▶ **WRITTEN PROBLEM**
Report only the number of lines holding "this".

[Records with drawing code]

## BEGIN

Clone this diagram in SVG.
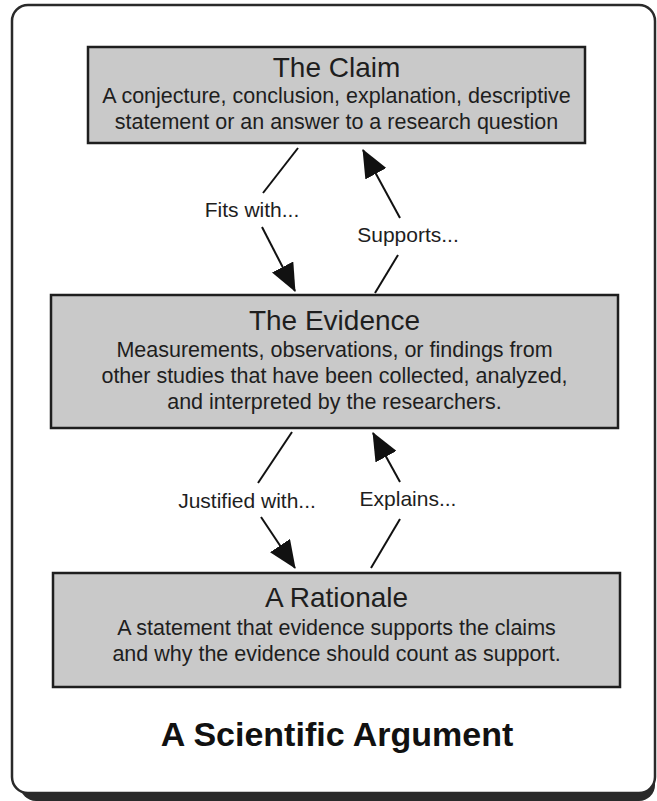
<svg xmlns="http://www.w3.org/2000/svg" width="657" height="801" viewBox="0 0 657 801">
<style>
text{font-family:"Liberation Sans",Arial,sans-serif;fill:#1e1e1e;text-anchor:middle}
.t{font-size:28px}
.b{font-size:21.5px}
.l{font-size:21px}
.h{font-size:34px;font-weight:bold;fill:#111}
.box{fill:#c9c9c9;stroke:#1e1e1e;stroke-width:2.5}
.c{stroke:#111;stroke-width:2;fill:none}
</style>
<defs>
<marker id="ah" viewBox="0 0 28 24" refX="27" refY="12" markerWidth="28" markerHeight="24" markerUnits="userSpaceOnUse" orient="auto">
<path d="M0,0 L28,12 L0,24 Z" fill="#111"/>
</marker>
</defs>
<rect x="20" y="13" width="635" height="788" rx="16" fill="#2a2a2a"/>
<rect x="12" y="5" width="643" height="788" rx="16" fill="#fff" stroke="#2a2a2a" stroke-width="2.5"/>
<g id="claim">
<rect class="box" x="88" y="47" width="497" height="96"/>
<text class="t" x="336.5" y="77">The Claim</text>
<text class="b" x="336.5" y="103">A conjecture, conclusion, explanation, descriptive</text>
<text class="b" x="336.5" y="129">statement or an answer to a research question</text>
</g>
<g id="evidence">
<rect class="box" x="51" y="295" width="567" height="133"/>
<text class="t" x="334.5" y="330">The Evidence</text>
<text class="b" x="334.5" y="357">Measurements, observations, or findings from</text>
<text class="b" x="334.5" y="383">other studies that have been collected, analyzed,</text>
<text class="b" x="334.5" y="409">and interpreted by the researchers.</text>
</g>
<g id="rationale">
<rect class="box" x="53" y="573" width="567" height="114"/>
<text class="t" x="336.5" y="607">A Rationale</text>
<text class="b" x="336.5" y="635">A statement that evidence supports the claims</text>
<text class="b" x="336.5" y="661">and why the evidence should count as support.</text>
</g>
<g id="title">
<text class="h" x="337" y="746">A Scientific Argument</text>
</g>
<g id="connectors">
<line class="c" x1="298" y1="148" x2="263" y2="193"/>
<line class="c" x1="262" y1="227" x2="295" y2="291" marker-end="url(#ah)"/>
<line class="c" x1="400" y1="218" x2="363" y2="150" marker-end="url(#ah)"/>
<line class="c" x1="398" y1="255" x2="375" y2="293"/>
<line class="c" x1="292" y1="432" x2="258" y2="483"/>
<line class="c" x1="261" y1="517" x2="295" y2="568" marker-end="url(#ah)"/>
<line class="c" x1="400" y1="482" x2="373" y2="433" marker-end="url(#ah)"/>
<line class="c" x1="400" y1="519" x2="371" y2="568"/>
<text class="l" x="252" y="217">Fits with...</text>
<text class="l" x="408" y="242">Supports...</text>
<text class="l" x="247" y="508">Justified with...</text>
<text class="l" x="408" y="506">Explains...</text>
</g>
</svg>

## END
## BEGIN

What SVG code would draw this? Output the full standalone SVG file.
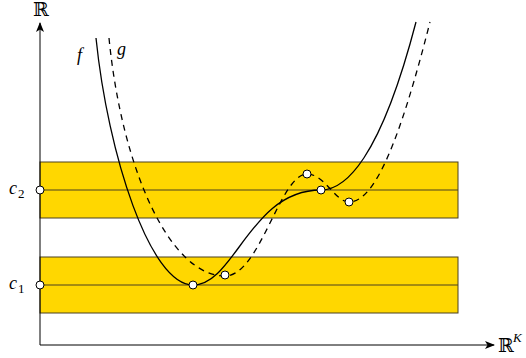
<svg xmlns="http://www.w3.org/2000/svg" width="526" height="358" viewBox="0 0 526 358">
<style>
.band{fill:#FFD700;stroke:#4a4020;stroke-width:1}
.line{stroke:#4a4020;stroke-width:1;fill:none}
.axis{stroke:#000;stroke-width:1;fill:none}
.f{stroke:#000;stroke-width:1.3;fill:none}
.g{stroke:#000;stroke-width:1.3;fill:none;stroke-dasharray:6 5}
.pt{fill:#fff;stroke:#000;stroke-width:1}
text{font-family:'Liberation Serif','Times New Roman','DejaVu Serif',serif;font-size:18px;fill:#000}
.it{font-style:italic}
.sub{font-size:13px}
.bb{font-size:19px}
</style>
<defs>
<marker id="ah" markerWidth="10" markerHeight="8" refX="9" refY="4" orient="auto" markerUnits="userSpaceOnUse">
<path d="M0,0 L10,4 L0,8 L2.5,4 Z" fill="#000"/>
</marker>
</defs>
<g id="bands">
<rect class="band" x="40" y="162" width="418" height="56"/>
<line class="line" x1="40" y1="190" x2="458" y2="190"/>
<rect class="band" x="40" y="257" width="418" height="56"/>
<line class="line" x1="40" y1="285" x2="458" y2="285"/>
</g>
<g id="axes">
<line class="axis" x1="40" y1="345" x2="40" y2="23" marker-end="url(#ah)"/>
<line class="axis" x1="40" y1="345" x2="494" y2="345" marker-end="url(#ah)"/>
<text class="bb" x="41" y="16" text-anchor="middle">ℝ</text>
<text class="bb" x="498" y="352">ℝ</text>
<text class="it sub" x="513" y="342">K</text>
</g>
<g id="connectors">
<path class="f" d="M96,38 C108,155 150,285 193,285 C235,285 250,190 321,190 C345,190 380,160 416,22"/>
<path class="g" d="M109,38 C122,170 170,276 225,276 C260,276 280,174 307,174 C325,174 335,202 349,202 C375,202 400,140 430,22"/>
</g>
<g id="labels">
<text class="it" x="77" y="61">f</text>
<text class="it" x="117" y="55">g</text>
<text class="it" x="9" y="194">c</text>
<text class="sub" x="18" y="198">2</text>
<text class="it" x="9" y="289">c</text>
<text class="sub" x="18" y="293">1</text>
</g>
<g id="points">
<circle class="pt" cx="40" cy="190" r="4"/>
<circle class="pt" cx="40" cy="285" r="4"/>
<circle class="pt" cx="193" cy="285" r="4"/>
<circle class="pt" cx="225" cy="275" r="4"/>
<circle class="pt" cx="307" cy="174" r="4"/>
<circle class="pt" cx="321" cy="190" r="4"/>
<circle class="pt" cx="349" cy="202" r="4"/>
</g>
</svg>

## END

▶ **TASK RESPONSE**
2